Single by Tyler Childers

from the album Country Squire
- Released: June 21, 2019
- Studio: Butcher Shoppe (Nashville, Tennessee)
- Genre: Honky-tonk; country; neotraditional country;
- Length: 3:38
- Label: Hickman Holler/RCA Nashville
- Songwriter: Tyler Childers
- Producers: Sturgill Simpson; David Ferguson;

Tyler Childers singles chronology
| "House Fire" (2019) | "All Your'n" (2019) | "In Your Love" (2023) |

= All Your'n =

2019 song by Tyler Childers

"All Your'n" is a song written and recorded by American country music singer Tyler Childers, released on June 21, 2019. It is the second single for Childers' third album Country Squire (2019) and is considered to be one of his signature songs.

==Background==
"All Your'n" is a mid-tempo country-soul ballad. It blends traditional Appalachian roots music with elements of Muscle Shoals and Motown soul. The studio arrangement features throbbing keyboards, steady percussion, and wah-wah guitar. Childers wrote the song as a direct, sincere declaration of devotion to his wife and fellow musician, Senora May.

== Accolades ==

| Year | Award show | Category | Nominated work | Result | Ref |
|---|---|---|---|---|---|
| 2020 | Grammy Awards | Best Country Solo Performance | "All Your'n" | Nominated |  |

== Music video ==
The official music video for "All Your'n" was released on July 22, 2019 as a comedic exercise in rural psychedelia. It was directed by Matt Stawicki and features illustration work by Serge Gay Jr. and comic artist Tony Moore. Critics noted that the video's mind-bending, hallucinatory visuals contrast with the straightforward, romantic message of the track. Commentators from Wide Open Country highlighted that the video visualizes Childers' comfort with "trippy" aesthetics, comparing his style to the Grateful Dead rather than traditional country tropes.

== Live performances ==
Childers joined Olivia Rodrigo onstage to perform "All Your'n" during the Guts World Tour in Lexington in 2024.

==Chart performance==
Despite the immense popularity of the song, "All Your'n" debuted and peaked at only No. 46 on the Billboard Hot Country Songs chart dated for August 17, 2019 following the release of Country Squire. It also reached the Top 20 of Adult Alternative Airplay chart.

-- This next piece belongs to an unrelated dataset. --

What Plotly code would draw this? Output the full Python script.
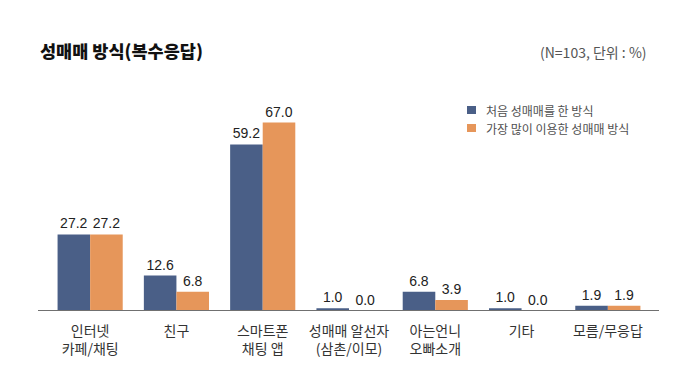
import plotly.graph_objects as go

categories = ["인터넷<br>카페/채팅", "친구", "스마트폰<br>채팅 앱", "성매매 알선자<br>(삼촌/이모)",
              "아는언니<br>오빠소개", "기타", "모름/무응답"]
first_method = [27.2, 12.6, 59.2, 1.0, 6.8, 1.0, 1.9]
most_used = [27.2, 6.8, 67.0, 0.0, 3.9, 0.0, 1.9]
series_names = ["처음 성매매를 한 방식", "가장 많이 이용한 성매매 방식"]
title_text = "성매매 방식(복수응답)"
note_text = "(N=103, 단위 : %)"

BLUE = "#4a5f87"
ORANGE = "#e6965a"
COLORS = [BLUE, ORANGE]
FONT = "Liberation Sans, Noto Sans CJK KR, sans-serif"
KFONT = "Noto Sans CJK KR, sans-serif"

# page body has an 8px default margin, so the figure is 8px smaller than the window
W, H = 671, 376
ML, MR, MT, MB = 39, 28, 92, 73
PW, PH = W - ML - MR, H - MT - MB


def px_x(x):
    return (x - ML) / PW


def px_y(y):
    return 1 - (y - MT) / PH


fig = go.Figure()
for name, vals, col in zip(series_names, [first_method, most_used], COLORS):
    fig.add_trace(go.Bar(
        x=categories, y=vals, name=name, marker=dict(color=col, line=dict(width=0)),
        text=[f"{v:.1f}" for v in vals], textposition="outside",
        textfont=dict(family=FONT, size=14, color="#222222"),
        cliponaxis=False, showlegend=False,
    ))

fig.update_layout(
    width=W, height=H,
    margin=dict(l=ML, r=MR, t=MT, b=MB),
    paper_bgcolor="white", plot_bgcolor="white",
    barmode="group", bargap=0.245, bargroupgap=0,
    font=dict(family=KFONT),
    xaxis=dict(showline=False, showgrid=False, zeroline=False, ticks="",
               tickfont=dict(family=KFONT, size=14, color="#333333"),
               ticklabelstandoff=10, range=[-0.5, 6.5], automargin=False),
    yaxis=dict(visible=False, range=[0, 75], fixedrange=True),
)

# baseline
fig.add_shape(type="line", xref="paper", yref="y", x0=px_x(30), x1=px_x(651), y0=0, y1=0,
              line=dict(color="#707070", width=2))

# manual legend
for i, (name, col) in enumerate(zip(series_names, COLORS)):
    yc = 102 + 18 * i
    fig.add_shape(type="rect", xref="paper", yref="paper",
                  x0=px_x(459), x1=px_x(468), y0=px_y(yc + 4), y1=px_y(yc - 4),
                  fillcolor=col, line=dict(width=0))
    fig.add_annotation(text=name, xref="paper", yref="paper",
                       x=px_x(476), y=px_y(yc), xanchor="left", yanchor="middle", showarrow=False,
                       font=dict(family=KFONT, size=12, color="#505050"))

fig.add_annotation(text=title_text, xref="paper", yref="paper",
                   x=px_x(30), y=px_y(42), xanchor="left", yanchor="middle", showarrow=False,
                   font=dict(family=KFONT, size=17.5, color="#111111", weight=900))
fig.add_annotation(text=note_text, xref="paper", yref="paper",
                   x=px_x(641), y=px_y(44), xanchor="right", yanchor="middle", showarrow=False,
                   font=dict(family=KFONT, size=14, color="#555555"))

fig.write_html("out.html")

The song received a 6× Platinum certification from the Recording Industry Association of America (RIAA) in 2026, and has sold 21,000 digital copies in the United States as of January 2020.

== Charts ==

Weekly chart performance for "All Your'n"
| Chart (2019) | Peak position |
|---|---|
| US Adult Alternative Airplay (Billboard) | 16 |
| US Hot Country Songs (Billboard) | 46 |

==Certifications==

}

Certifications for "All Your'n"
| Region | Certification | Certified units/sales |
| Canada (Music Canada) | 2× Platinum | 160,000^{‡} |
| New Zealand (RMNZ) | Platinum | 30,000^{‡} |
| United Kingdom (BPI) | Silver | 200,000^{‡} |
| United States (RIAA) | 6× Platinum | 6,000,000^{‡} |
^{‡} Sales+streaming figures based on certification alone.